Corrupting Companions

Have you ever had a friend that you knew wasn't "good" for you? A friend that gives/gave you "permission" to be less than what God wants/wanted you to be?

MY STORY
I had a friend like that growing up. I begged for time with her, berated and argued with my parents for freedom to be friends with her, and told them not to worry- she was a Christian! She was then and is now a close friend. I'm thankful for our friendship now, and I'm thankful that she is now walking with the Lord.

But growing up with that friendship as my closest friendship gave me "permission" to do many things I'm now ashamed of, to walk in ways that led to sin, and to be exposed to things that I never would have otherwise known about. That friendship was my one "invitation to the party" of sin, so to speak. If that one friendship hadn't existed, or hadn't been allowed to continue, how many things might have been different in my adolescent and teenage years?

I am sharing this not as a confession of sin (as these things have all been long confessed and openly acknowledged), as a complaint against my parents (as I understand the struggle they went through over this friendship, and know they did the best they could), nor as a regret of the ultimate outcome of that friendship (as I dearly love this friend of mine and God has graciously brought us both to walk with Him as adults), but as a way of encouraging you to help your children to select good friends, and as a challenge to you to pull your children out of harms way in this area.

CONFLICTING FEELINGS
We all want our children to grow up to be responsible adults; ideally, we want them to have enough freedom to make "affordable mistakes" while they're still at home. Part of the conflict that I know my own parents dealt with has to do with freedom vs. protection. How much should we interfere? Shouldn't we let our children "learn the ropes" of friendship through the hard knocks that come on the playground and the backyard?

But my exhortation to you is this: "bad company corrupts good character". You CAN and you should protect your children in this way.

If my parents had tried to interfere, would I have fought tooth and nail to keep this friendship? Yes. Would I have been angry and hateful and spouted venomous words? Yes. Would I have acted as if the whole world was coming to an end and I would never have forgiven them? Yes. But would I have gotten over it eventually? Yes. And would I ultimately have been far more protected from the influences of the world? Yes, I believe so.

WHAT CAN BE DONE
Again, this is not a condemnation of my friend or my parents, as I love them all very much, and am extremely grateful for the grace of God that rescued me (and her) from the pit.

But this
is a challenge to you: be strong. Be the parent. Be the protector of this person that God has entrusted to you. If your child is enamored with a friend who is enamored with the world, start now to help your child put distance between them. If they fight you on it, be firm. If your child is not yet involved in such a friendship, begin now to build this into their internal conscience: to know how to evaluate and select godly friends. To know when to back off from a relationship that would tear them down. To recognize that this is not an area you want to have to "step into". Let them know that you love them enough to step in if they make a really bad choice in this area (just as you would do if they were about to put their hand on a hot burner). Build this into your child's character as an area that will prove critical to their adolescent and young adult lives.

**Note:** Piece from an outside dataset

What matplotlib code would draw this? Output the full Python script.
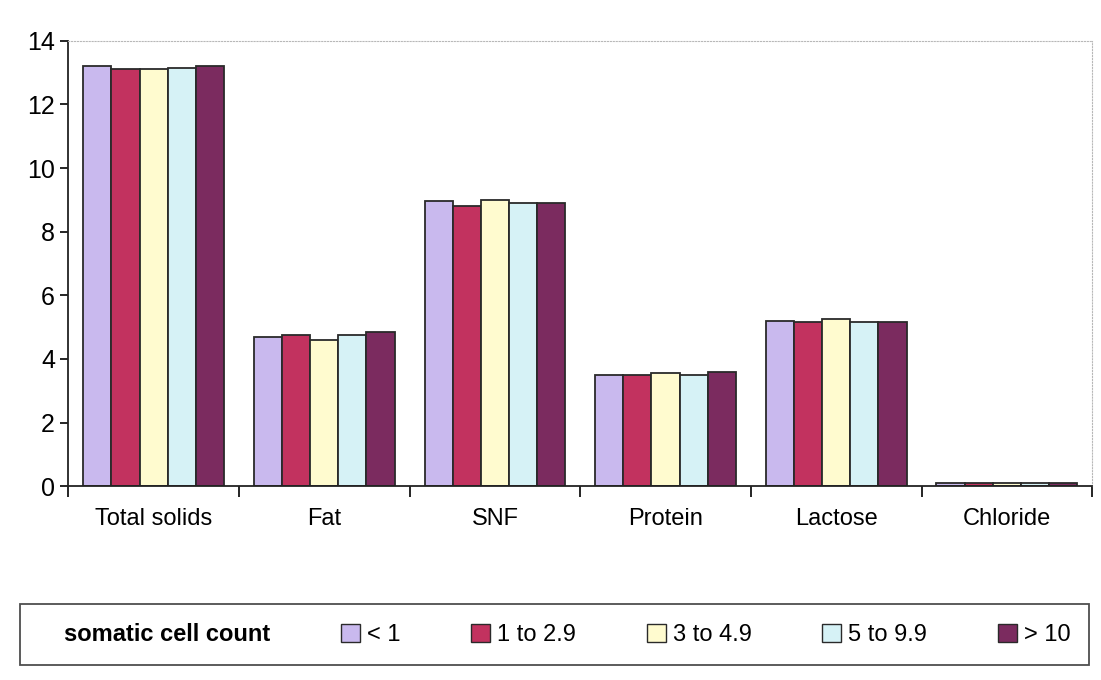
import numpy as np
import matplotlib.pyplot as plt
from matplotlib.patches import Patch

categories = ['Total solids', 'Fat', 'SNF', 'Protein', 'Lactose', 'Chloride']
series_names = ['< 1', '1 to 2.9', '3 to 4.9', '5 to 9.9', '> 10']
lt1 = [13.2, 4.7, 8.95, 3.5, 5.2, 0.1]
s1_29 = [13.1, 4.75, 8.8, 3.5, 5.15, 0.1]
s3_49 = [13.1, 4.6, 9.0, 3.55, 5.25, 0.1]
s5_99 = [13.15, 4.75, 8.9, 3.5, 5.15, 0.1]
gt10 = [13.2, 4.85, 8.9, 3.6, 5.15, 0.1]
colores = ['#c9b9ee', '#c2325f', '#fffbcf', '#d6f2f6', '#7b2b5f']

plt.rcParams['font.family'] = ['Liberation Sans', 'DejaVu Sans']

fig = plt.figure(figsize=(11.01, 6.8), dpi=100)
ax = fig.add_axes([0.062, 0.285, 0.93, 0.655])

x = np.arange(len(categories))
w = 0.165
for i, (vals, c) in enumerate(zip([lt1, s1_29, s3_49, s5_99, gt10], colores)):
    ax.bar(x + (i - 2) * w, vals, width=w, color=c, edgecolor='#2a2a2a',
           linewidth=1.3, label=series_names[i])

ax.set_xlim(-0.5, len(categories) - 0.5)
ax.set_ylim(0, 14)
ax.set_yticks(range(0, 15, 2))
ax.set_xticks(x)
ax.set_xticklabels(categories, fontsize=17)
ax.set_xticks(np.arange(-0.5, len(categories)), minor=True)
ax.tick_params(axis='x', which='major', length=0, pad=16)
ax.tick_params(axis='x', which='minor', length=8, width=1.2, direction='out')
ax.tick_params(axis='y', labelsize=18, length=6, width=1.2, direction='out')
for s in ['top', 'right']:
    ax.spines[s].set_color('#b8b8b8')
    ax.spines[s].set_linewidth(0.8)
    ax.spines[s].set_linestyle(':')
for s in ['left', 'bottom']:
    ax.spines[s].set_linewidth(1.3)
    ax.spines[s].set_color('#222222')

handles = [Patch(visible=False)] + [Patch(facecolor=c, edgecolor='#2a2a2a') for c in colores]
labels = ['somatic cell count'] + series_names
leg = fig.legend(handles, labels, loc='lower left', bbox_to_anchor=(0.007, 0.005, 0.993, 0.105),
                 mode='expand', ncol=6, fontsize=17, frameon=True, fancybox=False,
                 edgecolor='#222222', handlelength=0.8, handleheight=0.8,
                 handletextpad=0.3, columnspacing=1.2, borderpad=0.8)
leg.get_frame().set_linewidth(1.3)
leg.get_texts()[0].set_fontweight('bold')

fig.savefig('out.png', dpi=100)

This one area of the companions they keep can set them on the pathway to righteousness or the pathway to sin. You may be saying, "yes, but
YOU came out okay, Jessica. You made it through OK... you're serving God now." And yes, by His grace, all those things are true. And I am SO thankful. I love this friend, and I am thankful for God's grace at work in my life and in hers as well, but this post isn't about my past, but about your child's future.

Ultimately, I just wanted to share my own story and affirm this:
"Do not be deceived: Bad company corrupts good character."

2 comments:

Serena said...

So many parents are afraid of being the "bad guys". I think you've hit the nail squarely on the head, and I hope parents will take this to heart. I had Christian friends who weren't good influences, as well, and I am so incredibly grateful that I was preserved from the things that many of them did. My family moved at the beginning of my highschool years, and I WAS "angry and hateful", and I DID act as though the world was coming to an end, and I DID get over it. And now I see that if we hadn't moved, perhaps I would have been influenced by these friends into behavior that I would have regretted my whole life. I am so thankful that the Lord has preserved me from so much heartbreak.

Anonymous said...

I read this a few days ago and heartily agreed, and now to reread it today I still heartily agree in the midst of my sadness. Just yesterday we had to sever ties to one such friend whose spiritual influence on my children I want to limit - my mom. Her actions and beliefs have become toxic, and my responsibility to raise my children well is more important than remaining in close contact with a believer in unrepentant sin. This post gave me a boost in reminding me that I am doing the right thing for my family, and coming through this experience will give me courage to be firm on the same topic in the future. Thank you.